SCHOOL BUS RETROFITS ARE A GOOD FIT FOR NEW
JERSEY SCHOOL CHILDREN
DEP Advances Commitment To Reduce Children's
Exposure To Diesel Exhaust
(04/126) Trenton -- Advancing its work
to reduce children's exposure to diesel exhaust from school
buses, Department of Environmental Protection (DEP) Commissioner
Bradley M. Campbell today announced a one-of-a kind retrofit
project for New Jersey school buses. Public Service Enterprise
Group Incorporated (PSEG) has joined forces with Camptown
Bus Lines to install retrofit devices on up to 46 school
buses in Newark, marking the first time retrofit technology
has been installed on school buses in New Jersey.
"We are pleased that companies like PSEG and Camptown
Bus Lines have voluntarily stepped up to the plate to achieve
cleaner air for our school children," said Commissioner
Campbell. "On average, children spend an hour and a
half each weekday riding in school buses. That amounts to
more than 300 hours every year that Newark school children
will be breathing cleaner air."
Commissioner Campbell made today's announcement at the
Clinton Avenue School in Newark, one of 19 schools that
will be served by the low-emissions buses. Joining Campbell
were PSEG President Frank Cassidy and Newark school officials.

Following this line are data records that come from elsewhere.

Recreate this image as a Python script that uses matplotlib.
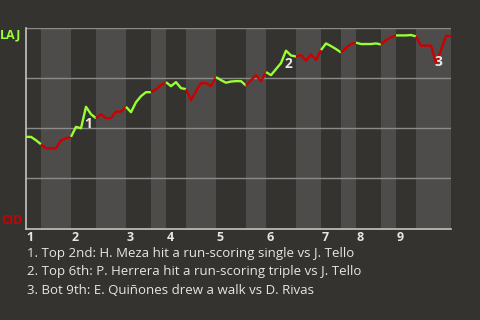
import matplotlib
matplotlib.use("Agg")
import matplotlib.pyplot as plt
from matplotlib.transforms import blended_transform_factory

plt.rcParams['font.family'] = ['Open Sans', 'DejaVu Sans']

# plate appearances in each half-inning (top 1st, bot 1st, top 2nd, ...)
half_pa = [3, 6, 5, 6, 5, 3, 4, 6, 6, 4, 6, 5, 4, 3, 5, 3, 4, 7]

# LAJ win probability after each plate appearance (index 0 = first pitch)
wp = [0.457, 0.457, 0.44, 0.42,
      0.40, 0.40, 0.40, 0.44, 0.45, 0.457,
      0.507, 0.50, 0.607, 0.57, 0.55,
      0.57, 0.55, 0.55, 0.583, 0.583, 0.607,
      0.58, 0.63, 0.66, 0.68, 0.68,
      0.695, 0.715, 0.73,
      0.71, 0.73, 0.70, 0.695,
      0.64, 0.685, 0.725, 0.725, 0.71, 0.755,
      0.74, 0.727, 0.733, 0.735, 0.735, 0.713,
      0.74, 0.765, 0.735, 0.78,
      0.765, 0.795, 0.825, 0.887, 0.863, 0.858,
      0.865, 0.837, 0.868, 0.84, 0.89,
      0.923, 0.91, 0.895, 0.878,
      0.90, 0.92, 0.927,
      0.92, 0.92, 0.92, 0.923, 0.918,
      0.94, 0.953, 0.963,
      0.963, 0.963, 0.965, 0.958,
      0.912, 0.912, 0.912, 0.825, 0.89, 0.96, 0.96]

# key plays: (label, x, y)
key_labels = ["1", "2", "3"]
key_x = [12.4, 52.4, 82.4]
key_y = [0.52, 0.82, 0.83]

notes = [
    "1. Top 2nd: H. Meza hit a run-scoring single vs J. Tello",
    "2. Top 6th: P. Herrera hit a run-scoring triple vs J. Tello",
    "3. Bot 9th: E. Quiñones drew a walk vs D. Rivas",
]

away, home = "LAJ", "CID"

BG = "#353330"
BAND = "#4d4c4a"
GREEN = "#99ff33"
RED = "#cc0000"
GRID = "#8a8a88"
AXIS = "#c4c4c2"
TEXT = "#e6e6e6"

fig = plt.figure(figsize=(4.8, 3.2), dpi=100, facecolor=BG)
ax = fig.add_axes([26 / 480, 1 - 228.5 / 320, 425 / 480, 200.5 / 320])
ax.set_facecolor(BG)

total = sum(half_pa)
ax.set_xlim(0, total)
ax.set_ylim(0, 1)

# half-inning bands and coloured line pieces
trans = blended_transform_factory(ax.transData, ax.transAxes)
start = 0
for h, n in enumerate(half_pa):
    end = start + n
    if h % 2 == 1:
        ax.axvspan(start, end, color=BAND, lw=0, zorder=0)
    xs = list(range(start, end + 1))
    ax.plot(xs, wp[start:end + 1], color=GREEN if h % 2 == 0 else RED,
            lw=1.7, zorder=3, solid_capstyle="butt")
    if h % 2 == 0:
        ax.text(start + 0.1, -0.045, str(h // 2 + 1), transform=trans,
                ha="left", va="center", color=TEXT, fontsize=9,
                fontweight="bold")
    start = end

for y in [0.25, 0.5, 0.75, 1.0]:
    ax.axhline(y, color=GRID, lw=1, zorder=1)

for lab, x, y in zip(key_labels, key_x, key_y):
    ax.text(x, y, lab, ha="center", va="center", color=TEXT, fontsize=10,
            fontweight="bold", zorder=4)

for s in ["top", "right"]:
    ax.spines[s].set_visible(False)
for s in ["left", "bottom"]:
    ax.spines[s].set_color(AXIS)
    ax.spines[s].set_linewidth(1.2)
ax.set_xticks([])
ax.set_yticks([])

fig.text(21 / 480, 1 - 35 / 320, away, ha="right", va="center",
         color=GREEN, fontsize=9, fontweight="bold")
fig.text(23 / 480, 1 - 220 / 320, home, ha="right", va="center",
         color=RED, fontsize=9, fontweight="bold")

for k, line in enumerate(notes):
    fig.text(27 / 480, 1 - (253 + 18.5 * k) / 320, line, ha="left",
             va="center", color=TEXT, fontsize=9.5)

fig.savefig("out.png", dpi=100, facecolor=BG)
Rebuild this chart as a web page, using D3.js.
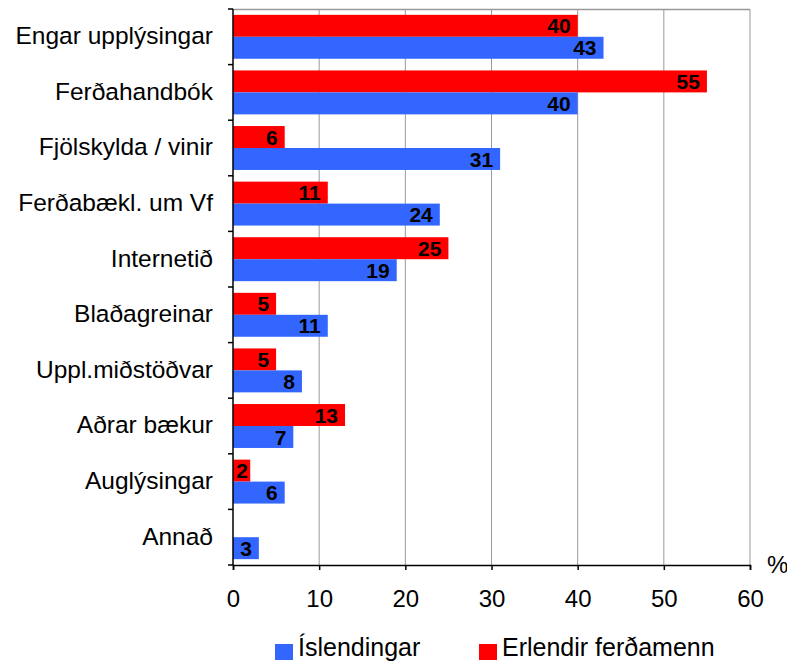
<!DOCTYPE html>
<html>
<head>
<meta charset="utf-8">
<script src="https://cdn.jsdelivr.net/npm/d3@7"></script>
<style>
  body { margin: 0; background: #fff; }
  text { font-family: "Liberation Sans", Arial, sans-serif; }
</style>
</head>
<body>
<div id="chart"></div>
<script>
	/*Data*/
	var categories = ["Engar upplýsingar", "Ferðahandbók", "Fjölskylda / vinir", "Ferðabækl. um Vf",
					  "Internetið", "Blaðagreinar", "Uppl.miðstöðvar", "Aðrar bækur", "Auglýsingar", "Annað"];
	var islendingar = [43, 40, 31, 24, 19, 11, 8, 7, 6, 3];
	var erlendir = [40, 55, 6, 11, 25, 5, 5, 13, 2, null];
	var xTicks = [0, 10, 20, 30, 40, 50, 60];
	var seriesNames = ["Íslendingar", "Erlendir ferðamenn"];

	/*SVG Size*/
	var width = 787;
	var height = 661;
	var plotL = 233, plotR = 750, plotT = 9, plotB = 565;

	var svg = d3.select("#chart").append("svg")
				.attr("width", width)
				.attr("height", height);

	var x = d3.scaleLinear().domain([0, 60]).range([plotL, plotR]);
	var y = d3.scaleBand().domain(categories).range([plotT, plotB]).paddingInner(0.21).paddingOuter(0.105);
	var sub = d3.scaleBand().domain(["erl", "isl"]).range([0, y.bandwidth()]);

	/*Grid*/
	svg.append("g").selectAll("line")
		.data(xTicks.slice(1))
		.join("line")
		.attr("x1", d => x(d)).attr("x2", d => x(d))
		.attr("y1", plotT).attr("y2", plotB)
		.attr("stroke", "#999").attr("stroke-width", 1);

	svg.append("line")
		.attr("x1", plotL).attr("x2", plotR)
		.attr("y1", plotT + 0.5).attr("y2", plotT + 0.5)
		.attr("stroke", "#999").attr("stroke-width", 1.5);

	/*Bars*/
	var rows = categories.map((c, i) => ({ cat: c, isl: islendingar[i], erl: erlendir[i] }));

	var g = svg.append("g").selectAll("g")
			   .data(rows)
			   .join("g")
			   .attr("transform", d => "translate(0," + y(d.cat) + ")");

	g.filter(d => d.erl != null).append("rect")
		.attr("x", x(0)).attr("y", sub("erl"))
		.attr("width", d => x(d.erl) - x(0)).attr("height", sub.bandwidth())
		.attr("fill", "#FF0000");

	g.append("rect")
		.attr("x", x(0)).attr("y", sub("isl"))
		.attr("width", d => x(d.isl) - x(0)).attr("height", sub.bandwidth())
		.attr("fill", "#3366FF");

	function valueLabel(v) {
		return Math.max(x(v) - 7, x(0) + 15);
	}

	g.filter(d => d.erl != null).append("text")
		.attr("x", d => valueLabel(d.erl))
		.attr("y", sub("erl") + sub.bandwidth() / 2)
		.attr("dy", "0.36em")
		.attr("text-anchor", "end")
		.attr("font-size", 21).attr("font-weight", "bold")
		.text(d => d.erl);

	g.append("text")
		.attr("x", d => valueLabel(d.isl))
		.attr("y", sub("isl") + sub.bandwidth() / 2)
		.attr("dy", "0.36em")
		.attr("text-anchor", "end")
		.attr("font-size", 21).attr("font-weight", "bold")
		.text(d => d.isl);

	/*Axes*/
	var xAxis = svg.append("g")
				   .attr("transform", "translate(0," + plotB + ")")
				   .call(d3.axisBottom(x).tickValues(xTicks).tickSize(5).tickPadding(0));
	xAxis.select(".domain").attr("stroke", "#000").attr("stroke-width", 1.5);
	xAxis.selectAll(".tick line").attr("stroke-width", 1.5);
	xAxis.selectAll("text")
		 .attr("y", 42).attr("dy", null)
		 .attr("font-size", 24).attr("fill", "#000")
		 .attr("font-family", "Liberation Sans, Arial, sans-serif");

	// category ticks sit on band boundaries
	var bounds = categories.map(c => y(c) - y.step() * y.paddingInner() / 2).concat([plotB]);
	bounds[0] = plotT;
	svg.append("g").selectAll("line")
		.data(bounds)
		.join("line")
		.attr("x1", plotL - 5).attr("x2", plotL)
		.attr("y1", d => d).attr("y2", d => d)
		.attr("stroke", "#000").attr("stroke-width", 1.5);

	svg.append("line")
		.attr("x1", plotL).attr("x2", plotL)
		.attr("y1", plotT).attr("y2", plotB)
		.attr("stroke", "#000").attr("stroke-width", 1.5);

	svg.append("g").selectAll("text")
		.data(categories)
		.join("text")
		.attr("x", 213)
		.attr("y", d => y(d) + y.bandwidth() / 2)
		.attr("dy", "0.3em")
		.attr("text-anchor", "end")
		.attr("font-size", 24.5)
		.text(d => d);

	svg.append("text")
		.attr("x", 767).attr("y", 573)
		.attr("font-size", 24)
		.text("%");

	/*Legend*/
	var legend = [
		{ name: seriesNames[0], color: "#3366FF", x: 275 },
		{ name: seriesNames[1], color: "#FF0000", x: 479 }
	];
	var lg = svg.append("g").selectAll("g")
				.data(legend)
				.join("g")
				.attr("transform", d => "translate(" + d.x + ",644)");
	lg.append("rect").attr("width", 18).attr("height", 16).attr("fill", d => d.color);
	lg.append("text").attr("x", 23).attr("y", 12).attr("font-size", 25).text(d => d.name);
</script>
</body>
</html>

Assemblyman John McKeon, a co-sponsor of legislation with
Senator Bob Smith to reduce diesel emissions from on-road
and off-road vehicles, was also present.
The retrofits will reduce particulate emissions by over
50 percent. Diesel emissions are a likely carcinogen, and
include fine particles, commonly called soot. These pollutants
are known to cause asthma, bronchitis, lung cancer, heart
disease and premature death. Diesel exhaust ranks among
the air pollutants that pose the greatest risk to public
health. Research has shown that fine particles are harmful
because they bypass the body's natural defense mechanisms
and penetrate deep into the lungs.
Children are particularly susceptible to the harmful effects
of soot because their respiratory systems are still developing
and they have a faster breathing rate. The incidence of
asthma among school children in urban areas is especially
high and increasing at an alarming rate.
DEP's support for the voluntary installation of retrofits
in school buses is just one element of a campaign by the
Department to reduce children's exposure to diesel exhaust.
In early October, DEP kicked-off its anti-idling campaign,
urging school districts and school bus operators to voluntarily
eliminate school bus idling while waiting to load and unload
PSEG is contributing $100,000 to retrofit the 46 buses
owned and operated by Camptown Bus Lines. MJ Bradley Associates
of Cambridge, Massachusetts developed and is managing the
retrofit project. Environmental Services Worldwide (ESW)
is providing the emissions reduction technology and Environmental
Systems Products (ESP) is the provider of remote emissions
measuring technology that will monitor and document the
emissions reductions. The retrofit will be done in two phases.
Work on approximately 14 buses has been completed and the
remainder will be done by December 31, 2004.